D’Antuono completed his painting “The Talk,” seen below, so it would be available for public viewing in time for Martin Luther King Day. The controversial painter has had to cancel art shows and once decided to remove one of his paintings, “The Truth,” from New York’s Union Square Park after some people found its religious images offensive. Many of D-Antuono’s paintings are also critical of the media and American government.
The following message accompanies the painting on the artist’s website:
“It’s been 50 years since Martin Luther King Jr.’s historic Selma to Montgomery marches. Contrast that progress to 2014, which saw police officers in several cities killing unarmed African Americans without risk of indictment. I doubt that Dr. King would have ever dreamed that in 2015, African American parents would still find it necessary to warn their young sons about the dangers of being black in America.”

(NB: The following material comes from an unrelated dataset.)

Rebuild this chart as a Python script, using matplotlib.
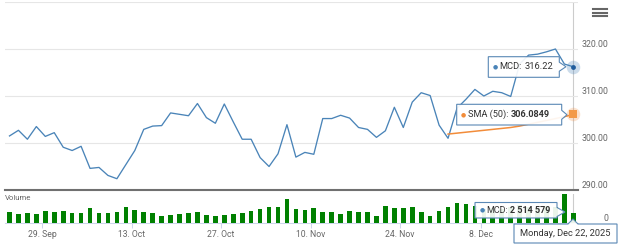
import matplotlib
matplotlib.use('Agg')
import matplotlib.pyplot as plt
import numpy as np
import pandas as pd
from matplotlib.patches import Polygon
from matplotlib.lines import Line2D

plt.rcParams['font.family'] = ['Roboto', 'DejaVu Sans']

# ---------------- data ----------------
dates = pd.bdate_range('2025-09-23', '2025-12-22', freq='C', holidays=['2025-11-27'])

close = [301.5, 302.7, 300.8, 303.5, 301.4, 302.2, 299.1, 298.4, 299.3, 294.6,
         294.8, 293.1, 292.4, 295.4, 298.4, 302.9, 303.6, 303.7, 306.4, 306.1,
         305.8, 308.4, 305.4, 304.2, 308.3, 304.5, 300.8, 300.8, 296.9, 295.0,
         297.7, 303.9, 297.0, 298.0, 297.6, 305.2, 305.2, 305.9, 305.3, 303.3,
         302.9, 301.2, 302.6, 307.6, 303.3, 308.7, 310.7, 310.1, 303.8, 301.0,
         307.4, 309.3, 311.4, 310.0, 311.0, 310.7, 309.9, 316.8, 318.7, 318.9,
         319.4, 320.0, 316.8, 316.22]

volume = [2940000, 2340000, 2520000, 2260000, 3190000, 2770000, 3190000, 2590000, 2520000, 3950000,
          2590000, 2590000, 2770000, 4200000, 3450000, 2940000, 2520000, 1940000, 2190000, 2340000,
          2590000, 2770000, 2090000, 1940000, 2190000, 2340000, 2590000, 3190000, 3600000, 4020000,
          4200000, 6110000, 3600000, 3340000, 3950000, 2770000, 2770000, 2340000, 3190000, 2770000,
          2770000, 1940000, 4350000, 3850000, 3770000, 4200000, 2770000, 1840000, 3190000, 4020000,
          5030000, 4780000, 4280000, 3520000, 3770000, 3520000, 4020000, 4530000, 4020000, 3770000,
          4280000, 4000000, 7370000, 2514579]

sma50 = [301.9, 302.1, 302.3, 302.5, 302.7, 302.9, 303.1, 303.3, 303.6, 304.0,
         304.4, 304.8, 305.2, 305.6, 306.0849]

tick_dates = ['2025-09-29', '2025-10-13', '2025-10-27', '2025-11-10', '2025-11-24', '2025-12-08']
tick_labels = ['29. Sep', '13. Oct', '27. Oct', '10. Nov', '24. Nov', '8. Dec']
price_ticks = [290, 300, 310, 320, 330]
price_tick_labels = ['290.00', '300.00', '310.00', '320.00', '']
volume_ticks = [0]
volume_tick_labels = ['0']

mcd_label = 'MCD:'
mcd_price_text = '316.22'
sma_label = 'SMA (50):'
sma_value_text = '306.0849'
vol_value_text = '2 514 579'
date_text = 'Monday, Dec 22, 2025'

# ---------------- style ----------------
W, H = 620, 246
LINE_C = '#4a84b8'
SMA_C = '#f28c3a'
BAR_C = '#008000'
GRID_C = '#e6e6e6'
LABEL_C = '#666666'
TIP_C = '#5a88b5'
TXT_C = '#333333'

fig = plt.figure(figsize=(W / 100, H / 100), dpi=100)

def fpos(x, y):
    return (x / W, 1 - y / H)

left = 4.7
right = 578.0
ax_p = fig.add_axes([left / W, 1 - 190 / H, (right - left) / W, 188 / H])
ax_v = fig.add_axes([left / W, 1 - 223.3 / H, (right - left) / W, 29.8 / H], sharex=ax_p)

x = np.arange(len(dates))
sma_x = x[len(close) - len(sma50):]

# price pane
ax_p.plot(x, close, color=LINE_C, lw=0.95, zorder=3)
ax_p.plot(sma_x, sma50, color=SMA_C, lw=1.1, zorder=3)
ax_p.set_ylim(290, 330)
ax_p.set_yticks(price_ticks)
ax_p.set_yticklabels(price_tick_labels)
ax_p.grid(axis='y', color=GRID_C, lw=0.8, zorder=0)
ax_p.axhline(290, color='#707070', lw=1.5, zorder=2, clip_on=False)
ax_p.axvline(x[-1], color='#cccccc', lw=0.8, zorder=1)
for s in ax_p.spines.values():
    s.set_visible(False)
ax_p.tick_params(axis='x', bottom=False, labelbottom=False)
ax_p.yaxis.tick_right()
ax_p.tick_params(axis='y', length=0, pad=21.6, labelsize=6.3, labelcolor=LABEL_C)
for lab in ax_p.get_yticklabels():
    lab.set_ha('right')
    lab.set_va('bottom')

# markers on last point
ax_p.scatter([x[-1]], [close[-1]], s=95, color=LINE_C, alpha=0.28, lw=0, zorder=5, clip_on=False)
ax_p.scatter([x[-1]], [close[-1]], s=12, color='#1f5c9c', lw=0, zorder=6, clip_on=False)
ax_p.scatter([sma_x[-1]], [sma50[-1]], s=95, color=SMA_C, alpha=0.25, lw=0, zorder=5, clip_on=False)
ax_p.scatter([sma_x[-1]], [sma50[-1]], s=30, marker='s', color='#f39a48', lw=0, zorder=6, clip_on=False)

# volume pane
ax_v.bar(x, volume, width=0.52, color=BAR_C, zorder=3)
ax_v.set_ylim(0, 7.5e6)
ax_v.set_yticks(volume_ticks)
ax_v.set_yticklabels(volume_tick_labels)
ax_v.axvline(x[-1], color='#cccccc', lw=0.8, zorder=1)
for k, s in ax_v.spines.items():
    s.set_visible(k == 'bottom')
ax_v.spines['bottom'].set_color('#ccd6eb')
ax_v.spines['bottom'].set_linewidth(0.75)
ax_v.yaxis.tick_right()
ax_v.tick_params(axis='y', length=0, pad=21.6, labelsize=6.3, labelcolor=LABEL_C)
for lab in ax_v.get_yticklabels():
    lab.set_ha('right')
    lab.set_va('bottom')

date_index = {d: i for i, d in enumerate(dates)}
tick_pos = [date_index[pd.Timestamp(d)] - 0.35 for d in tick_dates]
ax_v.set_xticks(tick_pos)
ax_v.set_xticklabels(tick_labels)
ax_v.tick_params(axis='x', length=3.6, width=0.75, color='#ccd6eb', labelsize=6.2,
                 labelcolor=LABEL_C, pad=1.5)
ax_v.set_xlim(-0.536, 63.52)

fig.text(*fpos(5, 197.5), 'Volume', fontsize=5.6, color=LABEL_C, va='center', ha='left')

# hamburger menu
for yy in (9.3, 12.7, 16.0):
    fig.add_artist(Line2D([593 / W, 607 / W], [1 - yy / H] * 2, color='#666666', lw=1.5,
                          transform=fig.transFigure))

# ---------------- callouts ----------------
def callout(x0, y0, x1, y1, tip, side='right'):
    tx, ty = tip
    if side == 'right':
        pts = [(x0, y0), (x1, y0), (x1, ty - 4.5), (tx, ty), (x1, ty + 4.5), (x1, y1), (x0, y1)]
    else:  # top
        pts = [(x0, y0), (tx - 5, y0), (tx, ty), (tx + 5, y0), (x1, y0), (x1, y1), (x0, y1)]
    poly = Polygon([fpos(px, py) for px, py in pts], closed=True, transform=fig.transFigure,
                   facecolor=(1, 1, 1, 0.92), edgecolor=TIP_C, lw=0.8, zorder=10)
    fig.add_artist(poly)

renderer = fig.canvas.get_renderer()

def rich(xp, yp, parts, size=6.7):
    cur = xp
    for text, color, weight, gap in parts:
        t = fig.text(*fpos(cur, yp), text, fontsize=size, color=color, fontweight=weight,
                     va='center', ha='left', zorder=11)
        bb = t.get_window_extent(renderer)
        cur = bb.x1 + gap

callout(488.3, 56.7, 559.3, 77.3, (566, 66.7))
rich(492.5, 66.8, [('●', LINE_C, 'normal', 0)], size=4.3)
rich(499.5, 66.8, [(mcd_label, TXT_C, 'normal', 2.6), (mcd_price_text, TXT_C, 'normal', 0)])

callout(456.7, 104.3, 561.7, 125.0, (567, 114.8))
rich(461.0, 114.7, [('●', SMA_C, 'normal', 0)], size=4.3)
rich(467.5, 114.7, [(sma_label, TXT_C, 'normal', 2.6), (sma_value_text, TXT_C, 'bold', 0)], size=6.6)

callout(475.0, 202.5, 557.0, 218.0, (565, 212))
rich(479.5, 210.4, [('●', LINE_C, 'normal', 0)], size=4.3)
rich(486.0, 210.4, [(mcd_label, TXT_C, 'normal', 2.6), (vol_value_text, TXT_C, 'bold', 0)], size=6.5)

callout(514.0, 224.0, 617.0, 243.0, (573, 219), side='top')
fig.text(*fpos(565.5, 233.6), date_text, fontsize=6.7, color=TXT_C, ha='center', va='center', zorder=11)

fig.savefig('out.png', dpi=100)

Last year, the killings of unarmed black Americans like Michael Brown, John Crawford III, Eric Garner and 12-year-old Tamir Rice attracted major media attention. This sparked a nationwide conversation about seemingly-racially related police violence.
“A Tale of Two Hoodies,” seen below, was painted by D’Antuono in response to the killing of 17-year-old Trayvon Martin by George Zimmerman. Zimmerman was acquitted of murder.
Michael D’Antuono is a popular white artist. According to his website, everyone from Arnold Schwarzenegger to Pete Seeger has collected his work.